See how, from Christianity, the Caucasian race, as we call it, came to be the rulers of the world. A mighty revolution, wherein all the branches of that great race become intermingled and confused, sweeps over the Roman Empire. Every thing seems destroyed by the onset of the barbarians, in order that they, by receiving the only true religion which they found without seeking among those whom they conquered, might become worthy of fulfilling the designs of Providence. All the barriers are overthrown that one institution, called Christendom, may take form and harmony. There are to be no more Romans, nor Gauls, nor Iberians, nor Germans, nor Scandinavians—only Christians. It is a renewed and reinvigorated race of Japhet, imbued with true doctrine, clothed with solid virtues, animated with an overwhelming energy. It is a colossal statue, moulded by popes, chiselled by bishops, set on its feet by Christian emperors and kings, chiefly by Charlemagne, Alfred, Louis IX, and Otho. Is there not perfect unity between those great men divided by such intervals of space and time? Is not their work a universal republic, whose foundations they laid with their own hands?
The rest of the world, still prostrate at the feet of foolish idols, or carried away by human errors and delusions, sinks deeper and deeper into apathy and corruption, while Europe is reserved for mighty purposes in centuries to come. A stream is gathering in the West, which is destined to sweep down and bear away all obstacles, and to cover every continent with its regenerating waters.

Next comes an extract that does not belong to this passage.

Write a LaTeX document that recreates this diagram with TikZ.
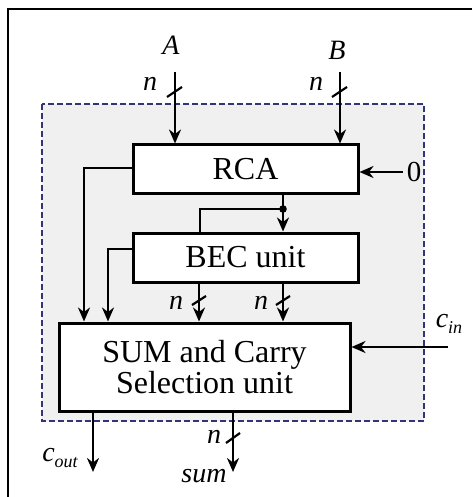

That stream is modern European history. It has been recorded in thousands of volumes, many of which, however, are totally unreliable fables of those mighty events. Those only have had the key to its right interpretation who have followed the Christian light given from above, as a star, to guide the wonderful giant in his course. The chief among them were: of old, Augustine, the author of the "City of God;" Orosius, the first to condense the annals of the world into the formula, "divina providentia regitur mundus et homo;" Otho of Freysinguen, in his work "De mutatione rerum;" and the author of "Gesta Dei per Francos;" in modern times, Bossuet and his followers.
The destruction of idolatry was of such vital importance in the regeneration of the world that it sufficed as a dogma to imbue a great branch of the Semitic family with a strong life for several centuries. Moslemism has no other truth to support it than the assertion of God's unity; but, by waging war against the Trinity and, consequently, against the very foundation of Christian belief, it became, for a long time, the greatest obstacle to the dissemination of truth. It prevented the early triumph of the Caucasian race, and galvanized, for a time, the nations of the East and South into a false life.
The ravages of the Tartar hordes under Genghis Khan and his successors were in no sense life, but only a fitful madness.
The European stream was thus impeded in its flood by the new activity of Arabia and Turkomania. It was a struggle in which victory, for a long time, hung in the balance: it required many crusades of the whole of Western Europe; the long heroism of the Spanish and Portuguese nations; the incessant attack and defence of the Templars and the Knights of Malta over the whole surface of the Mediterranean Sea, to secure the preponderance of the West. It was finally decided at Lepanto. Since that great day, Mohammedanism has gradually declined, and there now seems no insurmountable obstacle to the free flowing of the European stream.
This stream, however, is not homogeneous: far from it. Had the Christian element always remained alone in it, or at least supreme, long ere this the victory would have been secure forever, and the Catholic missions alone would have fulfilled the old prophecies and given to the sons of Japhet possession of the tents of Sem—a glorious work so well begun in the East, in India and Japan; in the West, in the whole of America!
But, unfortunately, the policy of the papacy, which was also that of Charlemagne, and of other great Christian sovereigns, was not continued. The Norman feudalism of England and Northern France; the Caesarism of Germany and the Capetian kings; the heresies brought from the East by the Crusaders; the paganism and neo-Platonism of the revival of learning; above all, the fearful upheaval of the whole of Europe by the Protestant schism and heresy, troubled the purity of that great Japhetic stream, and has retarded to our days its momentous and overwhelming impetuosity.
Wonderful, indeed, that in the whole of Europe one small island alone was forever stubbornly opposed to all these aberrations, which has stood her ground firmly, and, we may now say, successfully. The reader already knows that the demonstration of this stupendous fact is the object of the present volume.
Having stood aloof so long from all those wanderings from the right path, she has scarcely appeared in the field of European history save as the victim of Scandinavia and of England. But there is a time in the series of ages for the appearance of all those called by Providence to enact a part. What is a myriad of years for man is not a moment for God; and it would seem that we had reached at last the epoch wherein Ireland is to be rewarded for her steadfastness and fidelity.